Сраженный новостью Канкуро не беспокоился о конфиденциальности их миссии и повышал голос в яростном возмущении. Он смотрел то на Вару, то на Гаару, теряясь, кого отчитывать ему в первую очередь. Темари стояла рядом, так же недовольная потерей подозреваемого, но лишь хмурилась, больше раздраженная криком среднего брата, нежели выходкой младшего.
— Гаара!
Чуть поморщившись, джинчурики воздержался от объяснений, и Канкуро едва не схватил его за воротник. Кейджи вмешалась: голова у нее жутко раскалывалась, чтобы допустить очередной конфликт.

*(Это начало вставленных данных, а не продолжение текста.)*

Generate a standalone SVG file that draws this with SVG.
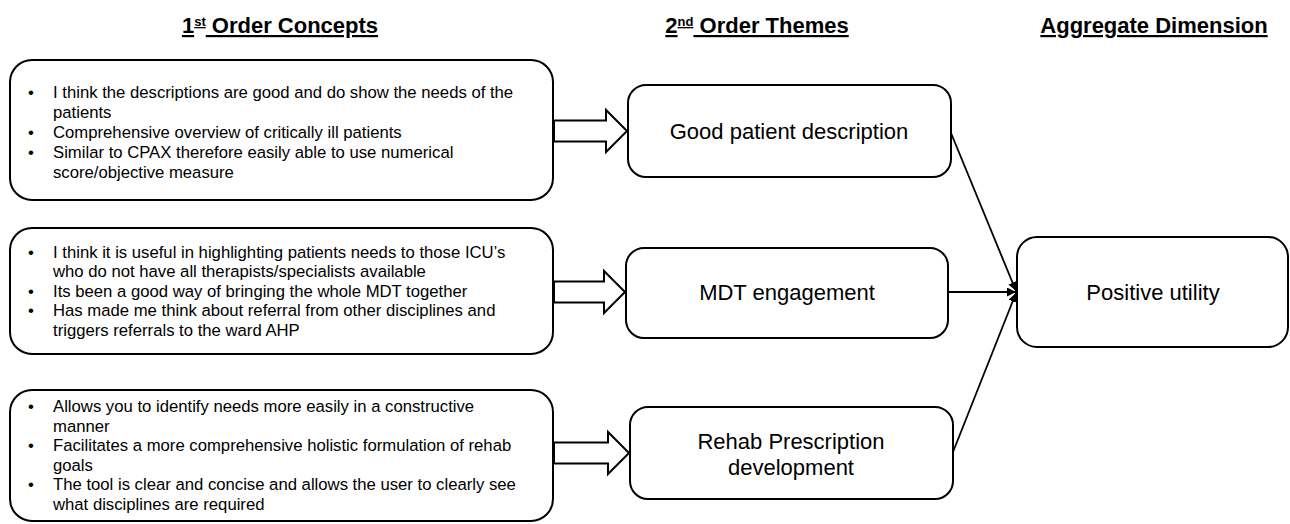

— Он все равно не знал, кто его заказчик, — оправдалась она, и Кукольник отошёл на шаг назад, не ожидая, что бывшая шиноби заступится. Он скривил губы, явно не собираясь так просто отступать, но причины затевать ссору уже успели исчерпать себя.
— Ты в этом уверена? Может, он обманул вас?
— Уже не важно.
Кейджи устало вздохнула, потерев ладонью лоб. Еще только середина дня, а все ее резервы уже опустошены. Тем временем миссия не планировала терпеливо ожидать, и время неумолимо тикало, кажется, прямо в голове. Необходимо было сосредоточиться на чем-то одном, и Вару сильно удивилась, что несмотря на произошедшее ей это все же каким-то образом удалось.
— Ты сможешь сам нейтрализовать технику? — спросила она Канкуро, всем своим видом показывая, что у них попросту нет времени на то, чтобы оплакивать упущенное. Кукольник сдался, остывая, и взгляд его сменился с недовольного на виноватый.
— Не-а. В деревне найдут способ и сразу отправятся к нам.
— А как состояние больных?
— Кто-то может не дожить до прихода ирьенинов, но больший процент еще держится. Все, кто имеет возможность, покидают Хофу, — ответила Темари с лёгкой скорбью, жалея, что на это они никак не смогут повлиять. По крайней мере пока, а там для кого-то будет уже слишком поздно.
— Это лучшее решение для них. Если мы наткнулись на одного из наемников, значит, водой дело не закончится. А расследование тем временем затягивается все туже.
— Что сказала полиция?
— Комиссар только руками развел и о слухах в деревне умолчал.
— Проклятье? Тоже слышали, — подтвердил Канкуро, хмыкнув. Больше никаких зацепок у них не было. — Стоит допросить семью Хофу.
В больнице их разговор, пожалуй, был прекрасно слышен всем, но кое-кто стоял за углом намеренно, вслушиваясь в последние реплики. Команда замолчала, одновременно глядя на расползающуюся по полу тень с заметным скепсисом. Вздрогнув, женщина в белом халате осторожно вышла, прижимая к груди планшет. Она выглядела скорее болезненно усталой, нежели смущенной, и чернота под глазами нисколько не портила ее изящные черты. Брови Вару и Канкуро поднялись в удивлении: с бледной кожей чернильные волосы и небесные глаза делали эту женщину мифически красивой для этих мест.
— Простите, что подслушала. Я Хироми Хофу, внучка Арэты Хофу, — сказала она, вежливо поклонившись, и, замявшись немного, добавила: — Думаю, нам стоит поговорить.
***
В кабинете у стены стоял коричневый диван; рабочее место располагалось напротив окна. Все в песчаных оттенках, как и подобает любому зданию в Стране Ветра. Пройдя к столу, Хироми рукой указала на диван.
— Прошу, присаживайтесь.
Избавившись от тяжести тела в ногах, Вару ощутила приятное облегчение: дышать и думать стало заметно проще. Темари и Канкуро сели рядом с ней; Гаара стоял в отдалении у стены, как и всегда в таких ситуациях. Все они прочитали табличку, прежде чем войти в кабинет, и положение Хироми в этой больнице немного прояснилось. Однако Кейджи не постеснялась уточнить.